Баллада о старом доме

Наталья Коноплева-Юматова
      
    Пришло время рассказать о доме, где я провела свои первые 13 лет. Тем более, что это — дань памяти, поскольку этого дома уже нет в том виде, в каком я его помню, — его поглотили более поздние постройки, а что было взято или полностью разрушено, мне неизвестно. Однако дом номер 19 и поныне существует на той улице.
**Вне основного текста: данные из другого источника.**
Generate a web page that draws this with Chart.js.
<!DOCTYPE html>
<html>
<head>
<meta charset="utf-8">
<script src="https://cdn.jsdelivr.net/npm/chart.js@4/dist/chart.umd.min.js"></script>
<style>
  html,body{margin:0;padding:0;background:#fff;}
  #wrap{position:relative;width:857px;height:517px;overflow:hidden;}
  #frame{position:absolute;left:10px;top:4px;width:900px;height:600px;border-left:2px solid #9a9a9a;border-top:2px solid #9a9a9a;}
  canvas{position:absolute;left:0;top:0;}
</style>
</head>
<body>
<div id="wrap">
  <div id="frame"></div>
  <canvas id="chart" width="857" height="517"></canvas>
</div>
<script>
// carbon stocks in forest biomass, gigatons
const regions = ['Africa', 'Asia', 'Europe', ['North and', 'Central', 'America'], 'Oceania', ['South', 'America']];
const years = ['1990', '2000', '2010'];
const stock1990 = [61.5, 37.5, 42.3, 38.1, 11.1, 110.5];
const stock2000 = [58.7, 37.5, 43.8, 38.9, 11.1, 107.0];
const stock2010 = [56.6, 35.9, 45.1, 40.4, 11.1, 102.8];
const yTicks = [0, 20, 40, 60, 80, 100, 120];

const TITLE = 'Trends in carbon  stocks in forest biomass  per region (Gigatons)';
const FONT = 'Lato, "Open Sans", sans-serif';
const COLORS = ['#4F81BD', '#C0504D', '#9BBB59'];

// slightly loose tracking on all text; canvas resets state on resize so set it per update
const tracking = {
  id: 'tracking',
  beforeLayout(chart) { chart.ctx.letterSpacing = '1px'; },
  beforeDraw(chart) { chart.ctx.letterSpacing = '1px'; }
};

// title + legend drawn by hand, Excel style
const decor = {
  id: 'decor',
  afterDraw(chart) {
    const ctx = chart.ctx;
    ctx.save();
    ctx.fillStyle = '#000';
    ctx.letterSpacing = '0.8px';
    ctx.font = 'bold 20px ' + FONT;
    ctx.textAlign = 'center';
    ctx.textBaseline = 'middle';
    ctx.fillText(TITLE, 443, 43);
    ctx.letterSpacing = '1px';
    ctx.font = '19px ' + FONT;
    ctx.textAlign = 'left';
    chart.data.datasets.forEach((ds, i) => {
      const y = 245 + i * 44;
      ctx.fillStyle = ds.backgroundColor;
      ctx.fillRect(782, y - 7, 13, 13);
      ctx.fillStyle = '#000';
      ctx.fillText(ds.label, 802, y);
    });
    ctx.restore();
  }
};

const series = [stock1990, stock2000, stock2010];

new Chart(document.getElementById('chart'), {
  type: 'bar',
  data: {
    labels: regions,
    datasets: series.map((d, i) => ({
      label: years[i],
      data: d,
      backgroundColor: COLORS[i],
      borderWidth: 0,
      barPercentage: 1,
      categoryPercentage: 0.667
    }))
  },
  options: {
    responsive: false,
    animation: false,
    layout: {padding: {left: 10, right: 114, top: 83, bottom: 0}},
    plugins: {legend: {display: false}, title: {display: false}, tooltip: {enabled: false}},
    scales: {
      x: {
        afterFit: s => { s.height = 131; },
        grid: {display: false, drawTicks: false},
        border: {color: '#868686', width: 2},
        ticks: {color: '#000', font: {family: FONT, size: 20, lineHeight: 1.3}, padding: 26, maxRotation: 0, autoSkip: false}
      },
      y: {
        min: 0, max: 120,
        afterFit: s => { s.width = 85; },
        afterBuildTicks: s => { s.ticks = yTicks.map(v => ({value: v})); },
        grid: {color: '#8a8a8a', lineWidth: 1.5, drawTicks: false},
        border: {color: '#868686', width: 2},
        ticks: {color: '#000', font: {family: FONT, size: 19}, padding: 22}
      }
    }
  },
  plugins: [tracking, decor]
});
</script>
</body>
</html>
   А жил в этом доме, на крыльце которого  было написано "Поставщик Двора Его Императорского Величества". мой дед, вернее, гражданский муж моей бабушки, который увёл её с двумя детьми от мужа, своего приятеля. Так что они соединились по большой любви, которая осталось в сердце бабушки на долгие годы — возможно, на всю жизнь. — Что мы знаем про сердце другого, даже близкого нам человека?! Дед был художником-графиком, по его стопам пошёл и сын, от одного из двух предыдущих браков. А дочь работала кем-то в театре им.Вахтангова. Все они были очень некрасивые, с простоватой внешностью. Но дед был хорош из-за своего обаяния и чувства стиля. Знаю, что жили они весело — компании интересных людей собирались под этой крышей, в квартире, где жили уже и другие люди, весьма разные по статусу и интересам. В бывшей кухне жила буфетчица с мужем, в другой комнате — семья глухонемых  с дочерью, которая сделала сурдоперевод  своей профессией. Еще в одной, очень большой, комнате жили две сестры-учительницы, с дочерью одной из них. У них всегда были коты, которым запрещалось гулять по квартире, однако они об этом не знали и иногда очередной самум проносился по верхам, сметая то, что там было сложено.
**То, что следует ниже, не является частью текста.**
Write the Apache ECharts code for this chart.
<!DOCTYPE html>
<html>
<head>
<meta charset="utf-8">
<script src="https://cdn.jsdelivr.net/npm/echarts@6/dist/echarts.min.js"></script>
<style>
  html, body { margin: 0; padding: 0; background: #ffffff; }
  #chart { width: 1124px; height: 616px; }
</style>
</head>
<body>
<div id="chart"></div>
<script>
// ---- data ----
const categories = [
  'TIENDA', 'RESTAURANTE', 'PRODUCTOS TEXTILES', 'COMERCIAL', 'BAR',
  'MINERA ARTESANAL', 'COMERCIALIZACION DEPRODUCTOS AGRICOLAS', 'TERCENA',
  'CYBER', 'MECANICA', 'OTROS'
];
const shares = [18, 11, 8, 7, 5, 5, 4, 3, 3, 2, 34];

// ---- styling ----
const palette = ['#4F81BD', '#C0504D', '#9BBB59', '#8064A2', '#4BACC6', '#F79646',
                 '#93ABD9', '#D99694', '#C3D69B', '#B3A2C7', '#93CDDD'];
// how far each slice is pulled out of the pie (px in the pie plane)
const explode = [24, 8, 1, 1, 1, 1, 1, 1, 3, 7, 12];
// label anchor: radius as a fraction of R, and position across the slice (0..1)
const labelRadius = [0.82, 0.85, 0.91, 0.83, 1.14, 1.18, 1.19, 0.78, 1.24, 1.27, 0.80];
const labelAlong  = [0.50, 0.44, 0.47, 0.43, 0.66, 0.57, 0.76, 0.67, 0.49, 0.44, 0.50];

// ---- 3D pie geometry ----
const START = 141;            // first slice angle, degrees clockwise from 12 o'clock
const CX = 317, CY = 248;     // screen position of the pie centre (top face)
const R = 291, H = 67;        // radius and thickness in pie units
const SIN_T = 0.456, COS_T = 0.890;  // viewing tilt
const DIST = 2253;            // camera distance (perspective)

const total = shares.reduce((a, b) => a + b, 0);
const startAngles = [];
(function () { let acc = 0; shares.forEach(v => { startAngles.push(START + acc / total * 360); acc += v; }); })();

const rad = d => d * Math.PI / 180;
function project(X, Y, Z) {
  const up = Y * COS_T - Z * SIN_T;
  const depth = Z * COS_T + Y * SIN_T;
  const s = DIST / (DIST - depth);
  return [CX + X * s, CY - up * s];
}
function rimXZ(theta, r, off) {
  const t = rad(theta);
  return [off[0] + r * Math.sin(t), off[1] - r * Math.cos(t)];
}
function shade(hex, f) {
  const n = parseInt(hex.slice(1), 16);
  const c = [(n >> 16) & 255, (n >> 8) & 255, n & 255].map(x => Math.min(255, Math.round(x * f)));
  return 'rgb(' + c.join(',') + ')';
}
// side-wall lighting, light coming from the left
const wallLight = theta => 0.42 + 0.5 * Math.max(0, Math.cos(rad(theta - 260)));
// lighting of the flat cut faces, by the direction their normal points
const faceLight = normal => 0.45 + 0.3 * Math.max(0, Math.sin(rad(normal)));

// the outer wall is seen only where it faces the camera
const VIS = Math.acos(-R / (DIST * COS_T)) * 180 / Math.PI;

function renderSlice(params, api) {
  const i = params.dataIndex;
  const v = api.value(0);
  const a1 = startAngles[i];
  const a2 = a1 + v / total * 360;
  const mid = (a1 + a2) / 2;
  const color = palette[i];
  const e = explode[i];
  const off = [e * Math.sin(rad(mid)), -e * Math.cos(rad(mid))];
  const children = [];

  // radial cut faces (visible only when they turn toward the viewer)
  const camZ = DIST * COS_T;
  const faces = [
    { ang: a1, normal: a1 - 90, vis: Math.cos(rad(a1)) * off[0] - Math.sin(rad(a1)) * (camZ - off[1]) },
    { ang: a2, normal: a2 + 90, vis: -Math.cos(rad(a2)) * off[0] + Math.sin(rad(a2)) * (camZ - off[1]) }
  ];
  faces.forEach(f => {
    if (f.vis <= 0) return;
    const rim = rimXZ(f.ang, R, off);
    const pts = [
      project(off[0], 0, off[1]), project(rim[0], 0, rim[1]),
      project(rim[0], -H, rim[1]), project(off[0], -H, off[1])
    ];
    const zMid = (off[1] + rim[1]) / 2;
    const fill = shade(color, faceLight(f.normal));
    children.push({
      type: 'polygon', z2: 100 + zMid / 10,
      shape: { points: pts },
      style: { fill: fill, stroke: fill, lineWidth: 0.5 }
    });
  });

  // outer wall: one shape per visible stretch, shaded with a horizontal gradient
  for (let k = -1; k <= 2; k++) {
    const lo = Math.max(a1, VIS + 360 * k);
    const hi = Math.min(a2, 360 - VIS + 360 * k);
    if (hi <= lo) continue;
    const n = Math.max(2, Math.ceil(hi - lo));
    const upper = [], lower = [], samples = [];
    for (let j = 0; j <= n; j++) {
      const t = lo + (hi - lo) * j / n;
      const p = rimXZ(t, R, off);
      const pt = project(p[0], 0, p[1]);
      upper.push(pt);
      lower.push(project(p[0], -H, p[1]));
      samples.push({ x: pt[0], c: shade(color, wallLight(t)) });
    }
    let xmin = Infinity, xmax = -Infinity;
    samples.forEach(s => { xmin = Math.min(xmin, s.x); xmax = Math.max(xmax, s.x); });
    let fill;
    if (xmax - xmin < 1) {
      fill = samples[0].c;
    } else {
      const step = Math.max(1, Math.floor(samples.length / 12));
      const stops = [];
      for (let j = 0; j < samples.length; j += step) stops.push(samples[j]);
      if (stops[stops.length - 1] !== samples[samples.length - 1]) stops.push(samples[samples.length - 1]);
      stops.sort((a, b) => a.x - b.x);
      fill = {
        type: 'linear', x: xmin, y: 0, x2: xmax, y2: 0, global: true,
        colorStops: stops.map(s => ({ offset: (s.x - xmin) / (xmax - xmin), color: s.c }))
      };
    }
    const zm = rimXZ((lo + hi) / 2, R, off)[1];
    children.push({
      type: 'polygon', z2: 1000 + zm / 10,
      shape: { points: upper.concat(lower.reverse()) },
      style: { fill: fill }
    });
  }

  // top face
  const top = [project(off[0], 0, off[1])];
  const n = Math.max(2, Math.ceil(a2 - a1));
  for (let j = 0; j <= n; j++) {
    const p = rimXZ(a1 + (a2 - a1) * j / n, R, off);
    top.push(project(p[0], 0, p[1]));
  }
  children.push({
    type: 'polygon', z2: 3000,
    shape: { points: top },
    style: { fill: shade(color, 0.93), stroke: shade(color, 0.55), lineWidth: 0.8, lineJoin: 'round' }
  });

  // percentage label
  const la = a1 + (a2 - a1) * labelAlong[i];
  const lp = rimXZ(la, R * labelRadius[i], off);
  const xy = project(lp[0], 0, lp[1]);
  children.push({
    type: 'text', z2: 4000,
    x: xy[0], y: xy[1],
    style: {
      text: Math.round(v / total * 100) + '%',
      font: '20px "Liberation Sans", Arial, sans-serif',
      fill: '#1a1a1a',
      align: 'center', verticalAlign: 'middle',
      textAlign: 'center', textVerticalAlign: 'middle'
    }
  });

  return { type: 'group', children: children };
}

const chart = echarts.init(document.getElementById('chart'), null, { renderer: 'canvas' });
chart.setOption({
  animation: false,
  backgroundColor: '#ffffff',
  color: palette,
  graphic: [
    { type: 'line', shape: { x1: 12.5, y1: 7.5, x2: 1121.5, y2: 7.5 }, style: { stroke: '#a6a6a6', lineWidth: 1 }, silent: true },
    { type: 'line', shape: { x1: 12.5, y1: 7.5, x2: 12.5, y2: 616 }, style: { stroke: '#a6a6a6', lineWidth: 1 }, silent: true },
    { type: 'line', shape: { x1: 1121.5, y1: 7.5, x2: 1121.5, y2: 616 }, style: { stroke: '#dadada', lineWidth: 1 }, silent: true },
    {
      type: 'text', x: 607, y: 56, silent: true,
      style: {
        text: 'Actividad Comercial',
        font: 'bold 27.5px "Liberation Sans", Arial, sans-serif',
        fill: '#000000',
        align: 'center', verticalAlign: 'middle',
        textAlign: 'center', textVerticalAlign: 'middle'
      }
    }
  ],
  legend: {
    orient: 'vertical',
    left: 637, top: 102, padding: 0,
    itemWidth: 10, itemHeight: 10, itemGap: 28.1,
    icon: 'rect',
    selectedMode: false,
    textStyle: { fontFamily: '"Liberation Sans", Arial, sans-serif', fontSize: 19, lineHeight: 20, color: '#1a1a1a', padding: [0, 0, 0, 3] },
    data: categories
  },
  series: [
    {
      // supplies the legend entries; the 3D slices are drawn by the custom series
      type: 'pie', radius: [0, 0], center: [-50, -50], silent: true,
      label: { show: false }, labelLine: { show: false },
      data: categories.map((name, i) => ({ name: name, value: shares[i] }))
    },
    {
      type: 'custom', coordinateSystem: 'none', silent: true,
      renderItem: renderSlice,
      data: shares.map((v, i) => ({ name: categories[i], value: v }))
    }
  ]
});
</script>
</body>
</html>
   Кухня была в бывшей ванной — кстати, ванна там так и осталась, но редко  использовалась по назначению, так как вода была только холодная. Впрочем, её грели на плите. В ходу были тазы — и для стирки, и для купания детей. А еще была большая прихожая, где стояли два сундука: большой — учительниц и маленький, под полкой с телефоном, — наш. Почту получали в щель на двери, которая была предметом моих детских страхов. — Я выглядывала через неё на лестницу и воображала чужие глаза, заглядывающие в квартиру. Хотя иногда на самом деле кто-то заглядывал. Но почему было так страшно?
   Дедушка с бабушкой прожили почти 20 лет до того момента, когда он решил изменить свою жизнь, связав её с очередной дамой сердца. На этот раз судьба отомстила, послав  корыстную даму с дочерью, которые просто обирали его. — Приезжали в день пенсии.  А если она там и жила, то это было не в радость, кажется, всем — и ему, который почему-то не мог противостоять именно этой женщине, и мне — потому, что тогда нельзя было с ним видеться. Она мне внушала, что мы — чужие люди, и что-то еще было — кажется запугивала. — Но это моя память не пожелала сохранять.
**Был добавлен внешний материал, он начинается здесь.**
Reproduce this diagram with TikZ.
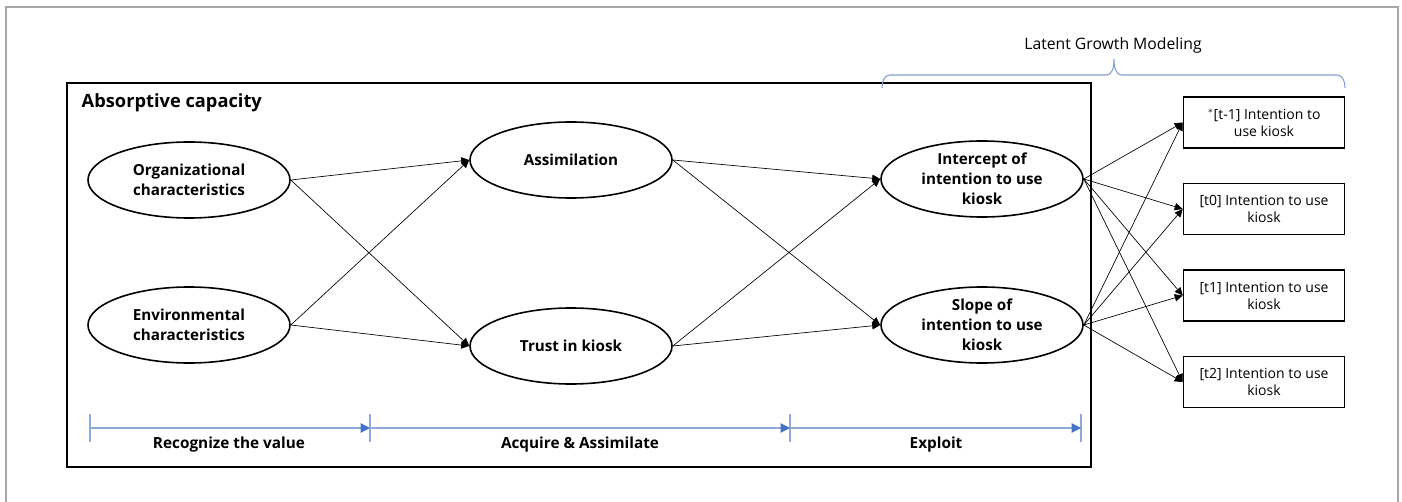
\documentclass[tikz,border=0pt]{standalone}
\usepackage{fontspec}
\setmainfont{Open Sans}
\usetikzlibrary{shapes.geometric,arrows.meta}
\definecolor{tlblue}{HTML}{4472C4}
\definecolor{tlline}{HTML}{8EA9DB}
\definecolor{brblue}{HTML}{7F9FD4}
\definecolor{framegray}{HTML}{A6A6A6}
\begin{document}
\begin{tikzpicture}[x=0.75pt,y=-0.75pt,
  ell/.style={draw,ellipse,line width=1.2pt,minimum width=151.5pt,minimum height=57pt,inner sep=0pt,align=center,font=\fontsize{11.4}{15}\selectfont\bfseries},
  obs/.style={draw,rectangle,line width=1.2pt,minimum width=120.75pt,minimum height=38.25pt,inner sep=0pt,align=center,font=\fontsize{10.5}{12.75}\selectfont},
  conn/.style={line width=0.5pt,-{Triangle[length=6pt,width=5.5pt]}},
  tlarrow/.style={draw=tlline,line width=0.9pt,-{Triangle[length=7pt,width=7pt,color=tlblue]}},
  tick/.style={draw=tlline,line width=0.9pt},
  phase/.style={font=\fontsize{11.5}{13}\selectfont\bfseries},
  brace/.style={draw=brblue,line width=0.8pt}
]
\useasboundingbox (0,0) rectangle (1402,502);
% outer frame
\draw[framegray,line width=0.9pt] (6,502) -- (6,7) -- (1398,7) -- (1398,502);
% main box
\node[draw,line width=1.2pt,minimum width=768pt,minimum height=288pt,inner sep=0pt] (box) at (579,275) {};
\node[anchor=west,font=\fontsize{13.7}{16}\selectfont\bfseries] (title) at (77,103) {Absorptive capacity};

% ellipses
\node[ell] (org) at (189,180) {Organizational\\characteristics};
\node[ell] (env) at (189,325) {Environmental\\characteristics};
\node[ell] (asm) at (571,160) {Assimilation};
\node[ell] (tru) at (571,346) {Trust in kiosk};
\node[ell] (int) at (982,179) {Intercept of\\intention to use\\kiosk};
\node[ell] (slo) at (982,325) {Slope of\\intention to use\\kiosk};

% observed boxes
\node[obs] (b1) at (1264,122.5) {$^{*}$[t-1] Intention to\\use kiosk};
\node[obs] (b2) at (1264,209) {[t0] Intention to use\\kiosk};
\node[obs] (b3) at (1264,295.5) {[t1] Intention to use\\kiosk};
\node[obs] (b4) at (1264,382) {[t2] Intention to use\\kiosk};

% connectors
\foreach \s in {org,env}{\foreach \t in {asm,tru}{\draw[conn] (\s.east) -- (\t.west);}}
\foreach \s in {asm,tru}{\foreach \t in {int,slo}{\draw[conn] (\s.east) -- (\t.west);}}
\foreach \s in {int,slo}{\foreach \t in {b1,b2,b3,b4}{\draw[conn] (\s.east) -- (\t.west);}}

% brace
\coordinate (brL) at (882,88);
\coordinate (brR) at (1345,88);
\coordinate (brT) at (1114,59);
\draw[brace] (brL) to[out=90,in=180] (890,75) -- (1106,75) to[out=0,in=270] (brT)
  to[out=270,in=180] (1122,75) -- (1337,75) to[out=0,in=90] (brR);
\node[font=\fontsize{11.8}{14}\selectfont] (lgm) at (1113,45) {Latent Growth Modeling};

% timeline
\coordinate (t0) at (90,428);
\coordinate (t1) at (370,428);
\coordinate (t2) at (790,428);
\coordinate (t3) at (1081,428);
\foreach \p in {t0,t1,t2,t3}{\draw[tick] ([yshift=10.5pt]\p) -- ([yshift=-10.5pt]\p);}
\draw[tlarrow] (t0) -- (t1);
\draw[tlarrow] (t1) -- (t2);
\draw[tlarrow] (t2) -- (t3);
\node[phase] (p1) at (229,445) {Recognize the value};
\node[phase] (p2) at (580,445) {Acquire \& Assimilate};
\node[phase] (p3) at (936,445) {Exploit};
\end{tikzpicture}
\end{document}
   Бабушка оказалась с ним на одной территории, поскольку по тем законам люди, прожившие вместе энное количество лет считались супругами, и имели право на жилплощадь. Таким образом ему пришлось потесниться: комнату поделили — сперва временной, а потом и капитальной перегородкой. Более того, по суду пришлось отдать нам половину площади — была попытка подвинуть перегородку. Я как раз болела, была дома...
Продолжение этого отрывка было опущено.